Dataset extract
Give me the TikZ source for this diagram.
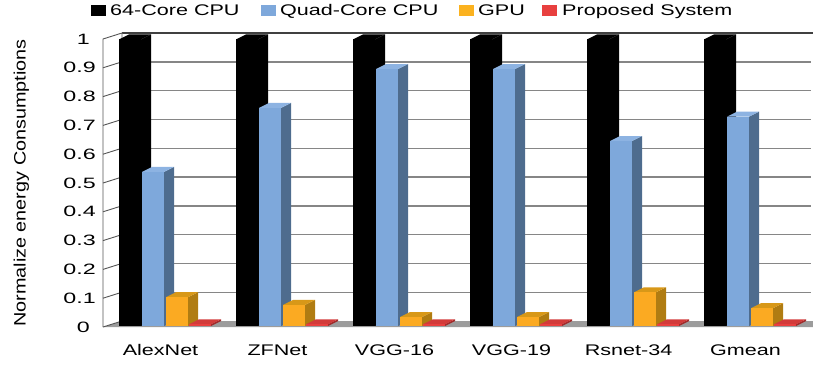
\documentclass[tikz,border=0pt]{standalone}
\usepackage{fontspec}
\setmainfont{Liberation Sans}[FakeStretch=1.4]
\newfontfamily\tickfont{Liberation Sans}[FakeStretch=1.55]
\newfontfamily\ylabelfont{Liberation Sans}[FakeStretch=1.2]

\definecolor{barblue}{HTML}{7EA8DB}
\definecolor{barblueside}{HTML}{4E6C8E}
\definecolor{barbluetop}{HTML}{8DB3E2}
\definecolor{barorange}{HTML}{FBAA22}
\definecolor{barorangeside}{HTML}{B07C12}
\definecolor{barorangetop}{HTML}{D89818}
\definecolor{barred}{HTML}{E8403F}
\definecolor{barredside}{HTML}{A12A2A}
\definecolor{barredtop}{HTML}{D23B3A}
\definecolor{gridgray}{HTML}{868686}
\definecolor{floorgray}{HTML}{9C9C9C}
\definecolor{wallline}{HTML}{555555}

% 3-D column: left x, value, front / side / top colours
\newcommand\colbar[5]{%
  \pgfmathsetmacro\ytop{326-288*#2}%
  \fill[#4] ({#1+22},326) -- ({#1+32},321) -- ({#1+32},{\ytop-5}) -- ({#1+22},\ytop) -- cycle;
  \fill[#5] (#1,\ytop) -- ({#1+10},{\ytop-5}) -- ({#1+32},{\ytop-5}) -- ({#1+22},\ytop) -- cycle;
  \fill[#3] (#1,\ytop) rectangle ({#1+22},326);
}

\tikzset{
  txt/.style={font=\fontsize{15.4}{18}\selectfont, inner sep=0pt},
  ticklab/.style={font=\tickfont\fontsize{15}{18}\selectfont, inner sep=0pt, anchor=east},
  grid line/.style={draw=gridgray, line width=1.4pt},
  wall/.style={draw=wallline, line width=0.9pt},
}

\begin{document}
\begin{tikzpicture}[x=1pt, y=-1pt]
\useasboundingbox (0,0) rectangle (813,364);

% back wall gridlines
\foreach \v in {1,...,9}
  \draw[grid line] (122,{321-28.8*\v}) -- (811,{321-28.8*\v});
\draw[draw=black!75, line width=1.2pt] (122,33) -- (813,33);

% floor
\fill[floorgray] (103,327) -- (122,321) -- (813,321) -- (813,327) -- cycle;

% left side wall with tick diagonals
\fill[white] (103,39) -- (122,33) -- (122,321) -- (103,327) -- cycle;
\draw[wall] (103,327) -- (103,39) -- (122,33) -- (122,321);
\foreach \v in {0,...,9}
  \draw[wall] (103,{327-28.8*\v}) -- (122,{321-28.8*\v});

% tick labels
\foreach \v/\t in {1/0.1,2/0.2,3/0.3,4/0.4,5/0.5,6/0.6,7/0.7,8/0.8,9/0.9}
  \node[ticklab] (tick\v) at (96,{327-28.8*\v}) {\t};
\node[ticklab] (tick0) at (90,327) {0};
\node[ticklab] (tick10) at (90,39) {1};

% axis title
\node[font=\ylabelfont\fontsize{16.5}{18}\selectfont, inner sep=0pt, rotate=90, anchor=base]
  (ytitle) at (25.5,183) {Normalize energy Consumptions};

% columns per benchmark
\foreach \g/\b/\o/\lab [count=\i] in
  {119/0.535/0.100/AlexNet, 236/0.757/0.073/ZFNet, 353/0.892/0.031/VGG-16,
   470/0.892/0.031/VGG-19, 587/0.642/0.117/Rsnet-34, 704/0.727/0.062/Gmean}{
  \colbar{\g}{0.995}{black}{black}{black}
  \colbar{\g+23}{\b}{barblue}{barblueside}{barbluetop}
  \colbar{\g+47}{\o}{barorange}{barorangeside}{barorangetop}
  \colbar{\g+70}{0.006}{barred}{barredside}{barredtop}
  \node[txt, anchor=base] (cat\i) at ({\g+41.5},355) {\lab};
}

% legend
\fill[black] (91,5) rectangle (106,16);
\node[txt, anchor=base west] (leg1) at (110,16) {64-Core CPU};
\fill[barblue] (261,5) rectangle (276,16);
\node[txt, anchor=base west] (leg2) at (280,16) {Quad-Core CPU};
\fill[barorange!90!yellow] (459,5) rectangle (474,16);
\node[txt, anchor=base west] (leg3) at (478,16) {GPU};
\fill[barred] (542,5) rectangle (557,16);
\node[txt, anchor=base west] (leg4) at (562,16) {Proposed System};
\end{tikzpicture}
\end{document}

What you are asked to do
Please reproduce the listing exactly from its opening line through the line that contains "(813,327) -- cycle;", both included, with all pictures omitted.

Response to this exercise
Give me the TikZ source for this diagram.
\documentclass[tikz,border=0pt]{standalone}
\usepackage{fontspec}
\setmainfont{Liberation Sans}[FakeStretch=1.4]
\newfontfamily\tickfont{Liberation Sans}[FakeStretch=1.55]
\newfontfamily\ylabelfont{Liberation Sans}[FakeStretch=1.2]

\definecolor{barblue}{HTML}{7EA8DB}
\definecolor{barblueside}{HTML}{4E6C8E}
\definecolor{barbluetop}{HTML}{8DB3E2}
\definecolor{barorange}{HTML}{FBAA22}
\definecolor{barorangeside}{HTML}{B07C12}
\definecolor{barorangetop}{HTML}{D89818}
\definecolor{barred}{HTML}{E8403F}
\definecolor{barredside}{HTML}{A12A2A}
\definecolor{barredtop}{HTML}{D23B3A}
\definecolor{gridgray}{HTML}{868686}
\definecolor{floorgray}{HTML}{9C9C9C}
\definecolor{wallline}{HTML}{555555}

% 3-D column: left x, value, front / side / top colours
\newcommand\colbar[5]{%
  \pgfmathsetmacro\ytop{326-288*#2}%
  \fill[#4] ({#1+22},326) -- ({#1+32},321) -- ({#1+32},{\ytop-5}) -- ({#1+22},\ytop) -- cycle;
  \fill[#5] (#1,\ytop) -- ({#1+10},{\ytop-5}) -- ({#1+32},{\ytop-5}) -- ({#1+22},\ytop) -- cycle;
  \fill[#3] (#1,\ytop) rectangle ({#1+22},326);
}

\tikzset{
  txt/.style={font=\fontsize{15.4}{18}\selectfont, inner sep=0pt},
  ticklab/.style={font=\tickfont\fontsize{15}{18}\selectfont, inner sep=0pt, anchor=east},
  grid line/.style={draw=gridgray, line width=1.4pt},
  wall/.style={draw=wallline, line width=0.9pt},
}

\begin{document}
\begin{tikzpicture}[x=1pt, y=-1pt]
\useasboundingbox (0,0) rectangle (813,364);

% back wall gridlines
\foreach \v in {1,...,9}
  \draw[grid line] (122,{321-28.8*\v}) -- (811,{321-28.8*\v});
\draw[draw=black!75, line width=1.2pt] (122,33) -- (813,33);

% floor
\fill[floorgray] (103,327) -- (122,321) -- (813,321) -- (813,327) -- cycle;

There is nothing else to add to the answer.